L’esthétique d’un monde endormi
EXTRAIT :
Dimanche 19 avril 2020 – Kanazawa. Et voilà ! Mon vol de retour est annulé. (…) Je n’ai pas très envie de rentrer en France, mais que faire ici en attendant ? Même si la constitution du Japon empêche le gouvernement de confiner la population, l’ambiance n’est pas à l’insouciance. Actuellement, les autorités ont demandé aux seuls habitants de cinq préfectures – les plus peuplées – de rester chez eux ; j’ai toutefois l’impression que tout l’archipel le fait sans discuter. Ici, à Kanazawa, les passants et les voitures sont rares dans les rues. Et quand je sors, j’ai l’impression qu’on se méfie de moi, peut-être parce que je suis occidental et que le Covid-19 sévit en Europe. Ils évitent même de me regarder, comme si le virus se transmettait par le regard.
Oui, que faire pendant les dix jours qui me restent au Japon ? Je n’ai plus trop envie de séjourner à Tōkyō qui est la ville la plus atteinte. Je devais me rendre à Takayama depuis Kanazawa, j’ai cependant appris que le service de cars avait cessé le lendemain de mon arrivée ici. Je comptais ensuite me rendre dans la région du lac Kawaguchi au pied du mont Fuji. C’était sans compter sur la fermeture de l’hôtel que j’avais réservé. J’ai alors pensé à pousser jusqu’à la péninsule de Noto un peu plus au nord d’ici, voire, dans une direction opposée, rendre visite au temple Eihei, près de Fukui. Là, cependant, c’est le prix des logements qui m’a refroidi… Il ne me reste plus qu’à retourner à Kyōto. Je n’ai cependant pas à me plaindre, il y a pire comme destination. Et même si je viens d’y passer quinze jours, il y a encore beaucoup à visiter. Sans parler des deux points positifs : le car roule encore depuis Kanazawa et les logements y sont bon marché, certainement dans le but d’attirer les quelques touristes toujours en vadrouille.
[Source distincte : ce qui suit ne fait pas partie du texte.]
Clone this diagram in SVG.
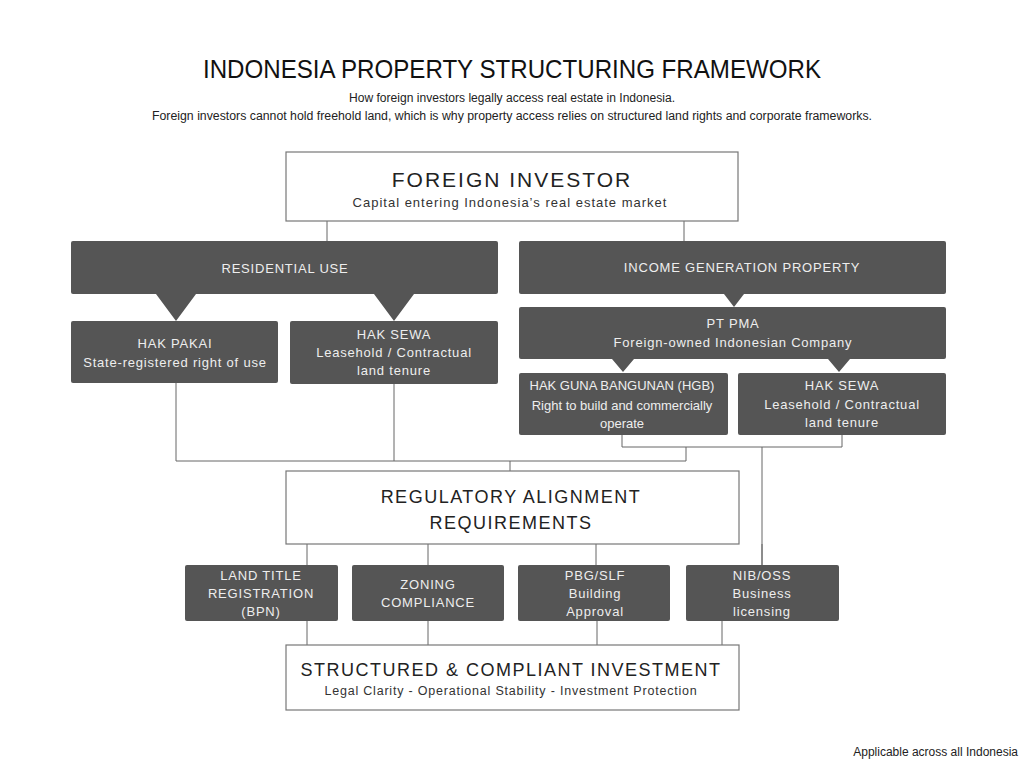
<svg xmlns="http://www.w3.org/2000/svg" width="1024" height="768" viewBox="0 0 1024 768">
<style>
text{font-family:"Liberation Sans",Arial,sans-serif;text-anchor:middle}
.w{fill:#fff;stroke:#777;stroke-width:1.2}
.d{fill:#555}
.dt{fill:#eee;font-size:13px;letter-spacing:0.8px}
.n{letter-spacing:0}
.bt{fill:#222}
.c{stroke:#666;stroke-width:1;fill:none}
</style>
<rect width="1024" height="768" fill="#fff"/>
<text x="512" y="78" font-size="25" fill="#111" textLength="618" lengthAdjust="spacingAndGlyphs">INDONESIA PROPERTY STRUCTURING FRAMEWORK</text>
<text x="512" y="102" font-size="12" fill="#222" textLength="326" lengthAdjust="spacingAndGlyphs">How foreign investors legally access real estate in Indonesia.</text>
<text x="512" y="120" font-size="12" fill="#222" textLength="720" lengthAdjust="spacingAndGlyphs">Foreign investors cannot hold freehold land, which is why property access relies on structured land rights and corporate frameworks.</text>
<g id="connectors" class="c">
<path d="M327 221V241M684 221V241"/>
<path d="M176 383V461M394 384V461M176 461H686V447M622 435V447H842V435M762 447V565M510 461V471"/>
<path d="M307 544V565M428 544V565M596 544V565M762 544V565"/>
<path d="M307 621V645M428 621V645M597 621V645M722 621V645"/>
</g>
<g id="foreign-investor"><rect class="w" x="286" y="152" width="452" height="69"/>
<text x="512" y="187" font-size="21" class="bt" letter-spacing="2">FOREIGN INVESTOR</text>
<text x="510" y="207" font-size="13" fill="#333" letter-spacing="1">Capital entering Indonesia’s real estate market</text></g>
<g id="residential"><rect class="d" x="71" y="241" width="427" height="53" rx="2"/>
<path class="d" d="M156 294L176 321L196 294ZM374 294L394 321L414 294Z"/>
<text class="dt" x="285" y="273">RESIDENTIAL USE</text></g>
<g id="hak-pakai"><rect class="d" x="71" y="321" width="207" height="62" rx="2"/>
<text class="dt" x="175" y="348">HAK PAKAI</text><text class="dt" x="175" y="367">State-registered right of use</text></g>
<g id="hak-sewa-res"><rect class="d" x="290" y="321" width="208" height="63" rx="2"/>
<text class="dt" x="394" y="339">HAK SEWA</text><text class="dt" x="394" y="357">Leasehold / Contractual</text><text class="dt" x="394" y="375">land tenure</text></g>
<g id="income"><rect class="d" x="519" y="241" width="427" height="53" rx="2"/>
<path class="d" d="M724 294L734 307L744 294Z"/>
<text class="dt" x="742" y="272">INCOME GENERATION PROPERTY</text></g>
<g id="pt-pma"><rect class="d" x="519" y="307" width="427" height="52" rx="2"/>
<path class="d" d="M612 359L623 372L634 359ZM828 359L839 372L850 359Z"/>
<text class="dt" x="733" y="328">PT PMA</text><text class="dt" x="733" y="347">Foreign-owned Indonesian Company</text></g>
<g id="hgb"><rect class="d" x="519" y="373" width="209" height="62" rx="2"/>
<text class="dt n" x="622" y="390">HAK GUNA BANGUNAN (HGB)</text><text class="dt n" x="622" y="410">Right to build and commercially</text><text class="dt n" x="622" y="428">operate</text></g>
<g id="hak-sewa-inc"><rect class="d" x="738" y="373" width="208" height="62" rx="2"/>
<text class="dt" x="842" y="390">HAK SEWA</text><text class="dt" x="842" y="409">Leasehold / Contractual</text><text class="dt" x="842" y="427">land tenure</text></g>
<g id="regulatory"><rect class="w" x="286" y="471" width="453" height="73"/>
<text x="511" y="503" font-size="18" class="bt" letter-spacing="1.5">REGULATORY ALIGNMENT</text>
<text x="511" y="529" font-size="18" class="bt" letter-spacing="1.5">REQUIREMENTS</text></g>
<g id="land-title"><rect class="d" x="185" y="565" width="153" height="56" rx="2"/>
<text class="dt" x="261" y="580">LAND TITLE</text><text class="dt" x="261" y="598">REGISTRATION</text><text class="dt" x="261" y="616">(BPN)</text></g>
<g id="zoning"><rect class="d" x="352" y="565" width="152" height="56" rx="2"/>
<text class="dt" x="428" y="589">ZONING</text><text class="dt" x="428" y="607">COMPLIANCE</text></g>
<g id="pbg"><rect class="d" x="518" y="565" width="152" height="56" rx="2"/>
<text class="dt" x="595" y="580">PBG/SLF</text><text class="dt" x="595" y="598">Building</text><text class="dt" x="595" y="616">Approval</text></g>
<g id="nib"><rect class="d" x="686" y="565" width="153" height="56" rx="2"/>
<text class="dt" x="762" y="580">NIB/OSS</text><text class="dt" x="762" y="598">Business</text><text class="dt" x="762" y="616">licensing</text></g>
<g id="structured"><rect class="w" x="286" y="645" width="453" height="65"/>
<text x="511" y="676" font-size="18" class="bt" letter-spacing="1.5">STRUCTURED &amp; COMPLIANT INVESTMENT</text>
<text x="511" y="695" font-size="12.5" fill="#333" letter-spacing="0.8">Legal Clarity - Operational Stability - Investment Protection</text></g>
<text x="1018" y="756" font-size="12" fill="#222" style="text-anchor:end">Applicable across all Indonesia</text>
</svg>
À la gare routière, j’achète mon billet de car pour demain, puis je retourne au quartier Nagamachi, celui des samouraïs. C’est toujours aussi vide. L’aspect remis à neuf du quartier ne m’aide pas à me transporter à l’époque d’Edo, j’ai plutôt l’impression d’évoluer dans le décor d’un film. Sans les figurants.
Je dessine une maison traditionnelle, sans trop de conviction. Je crois que je regrette de ne pas pouvoir montrer le vide autour de moi. Pour une fois, l’absence de personnages dans mes dessins correspond à leur absence devant moi.
Je marche ensuite vers Nishi Chaya Gai, un autre quartier traditionnel. Une unique rue dont l’intérêt est limité, certainement parce que les boutiques sont fermées. Je parcours aussi en vitesse le coin des temples, à côté. L’un d’eux semble valoir le coup, il est fermé malheureusement. J’en ai marre de cette ambiance de ville fantôme. Je rentre à pied par la grand-rue moderne. Tout est fermé. C’est un dimanche perpétuel ! À l’hôtel, je crois bien que je suis l’unique hôte. Il faut voir le bon côté des choses : je ne suis pas embêté par le bruit.